Saat itu jaksa menyita uang Rp 920 miliar dan emas batangan seberat 51 kg saat penggeledahan. Jika uang dan emas 51 kg yang diterima Zarof ditotal, jumlahnya lebih dari Rp 1 triliun.
Hitungan ini memakai konversi harga emas pada saat itu Rp 1.692.000 per gram, nilai 51 kg emas itu sekitar Rp 86,2 miliar.
Temuan itu membuat jaksa yang melakukan penggeledahan kaget. Bahkan ada yang hampir pingsan melihat harta Zarof segitu banyaknya.
“Anak buah kami mau pingsan menemukan uang sebanyak itu tergeletak di lantai saat itu,” kata Jampidsus Febrie Adriansyah saat rapat dengan Komisi III DPR di kompleks senayan, Jakarta (20/5/2025).
Dengan harta yang banyak itu, Zarof tidak pernah melaporkan harta kekayaannya ke KPK. Zarof juga tidak melaporkan dugaan penerimaan gratifikasi selama menjadi pejabat MA.
Dalam persidangan yang berlangsung pada Maret 2025, Zarof diketahui hanya melaporkan dia menerima gratifikasi satu kali. Itu pun yang dia laporkan hanya penerimaan karangan bunga senilai Rp 35,5 juta saat pernikahan putra Zarof.

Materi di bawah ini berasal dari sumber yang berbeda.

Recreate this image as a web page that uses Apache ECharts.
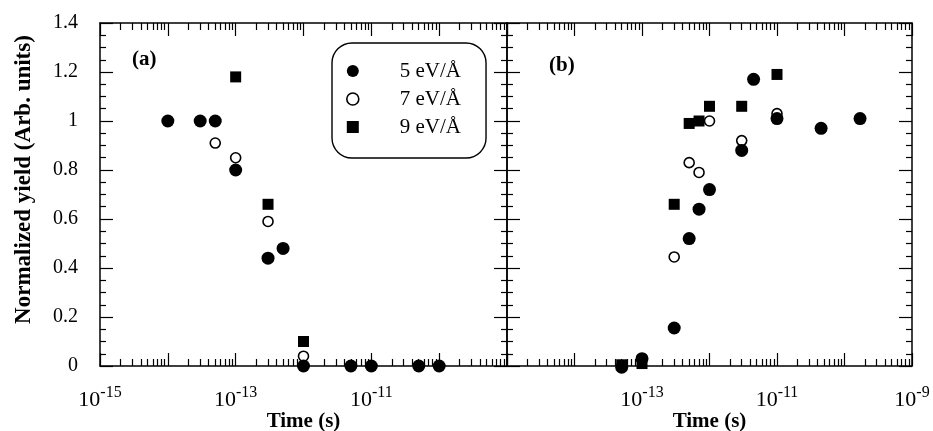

“Di dalam BAP saksi sampaikan di dalam poin 14, ada penyebutan gratifikasi Saudara Zarof Ricar periode pada tahun 2018 berupa karangan bunga senilai Rp 35.500.000 yang diberikan tamu undangan pada acara pernikahan putra Zarof Ricar yaitu Ronny Bara Pratama dengan Nydia Astari pada tanggal 30 Maret 2018 di Hotel Bidakara Jakarta. Ini berdasarkan hasil analisis, begitu?” tanya jaksa.
“Analisis-analis yang ada di Direktorat Gratifikasi pada waktu itu,” jawab Indira Malik saat dihadirkan sebagai saksi di sidang Zarof, Senin (14/4).
Selama periode 2012-2022, Zarof tidak pernah melaporkan menerima gratifikasi. Padahal harta senilai Rp 1 triliun lebih itu tersimpan di rumah Zarof.